The Equality and Human Rights Commission said it was unable to determine whether decisions taken in the 2010 spending review were in full accord with the government's legal duty to consider their effects on equality.

In its first detailed review of a government spending round, the commission blamed a "lack of clarity" within Whitehall over where responsibility lay for particular decisions.

However it said it would be "disproportionate" to take any further formal action and praised the openness of ministers in co-operating with its review.

In its report, the commission cited three areas of concern. It said there was no evidence that any "gender analysis or equality screening" of the cap on household benefits was passed to Treasury ministers.

The potential impact of cuts to the bus service operators grant on the disabled was not included in the advice given to the Treasury, it said.

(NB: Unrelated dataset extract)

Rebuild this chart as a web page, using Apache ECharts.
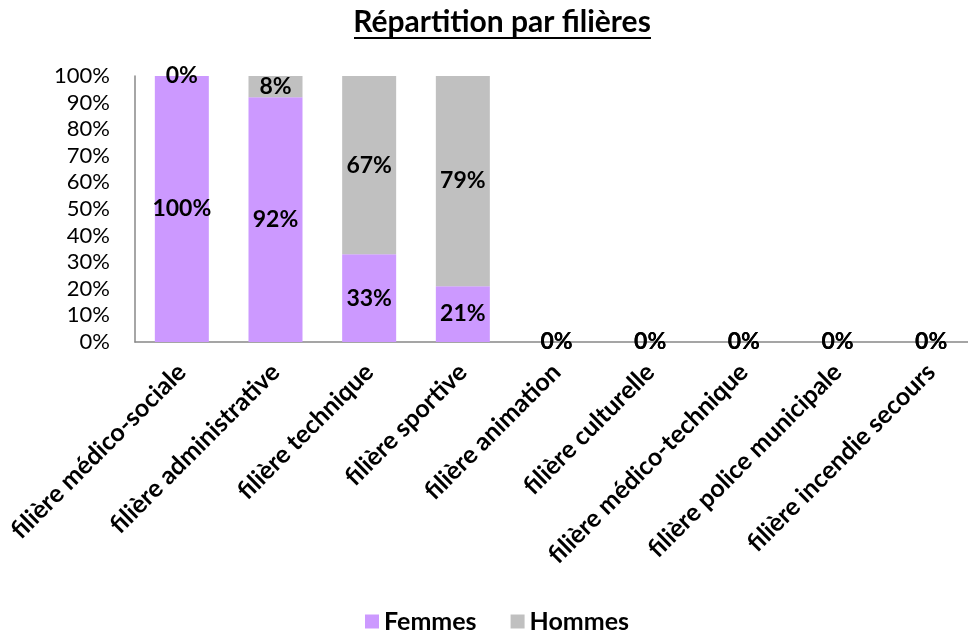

And there was no reference to ethnicity, disability or gender the information relating to decision to scrap the educational maintenance allowance and replace it with local discretionary funds.

The commission found that in six other cases - including ending the child benefit for higher rate taxpayers and reform of legal aid - decisions were taken by the Treasury in full accordance with its legal duties.

"The key point for the commission's work is not to judge the past, but to transform the future," said the commission's chair, Trevor Phillips.

"I am particularly pleased that the government has indicated that it will work with us over the next few years to make sure that the equality impact of policy is fully understood and taken into account before decisions are made.

"That we think will lead to more targeted spending, more effective use of public money, and above all greater fairness all round."

Shadow home secretary and equalities minister Yvette Cooper said it was further evidence of the Government's "deeply unfair" approach to cutting the deficit.

"Decisions by David Cameron and George Osborne are already hitting women and families hardest, helping millionaires whilst those on low and middle income pay much more," she said.

"Now this report shows ministers didn't even properly consider the impact of their plans on inequality in advance.

"This is a deeply unfair government. Time and again the vulnerable are hardest hit, and those on low and middle income lose out more than the highest earners."

A Treasury spokeswoman said: "In the spending review the Government had to take tough decisions to cut the deficit and put the public finances back on a stable footing. But the Government has made these decisions in the fairest way possible.

"The government takes equalities very seriously and at the spending review exceeded its legal duties."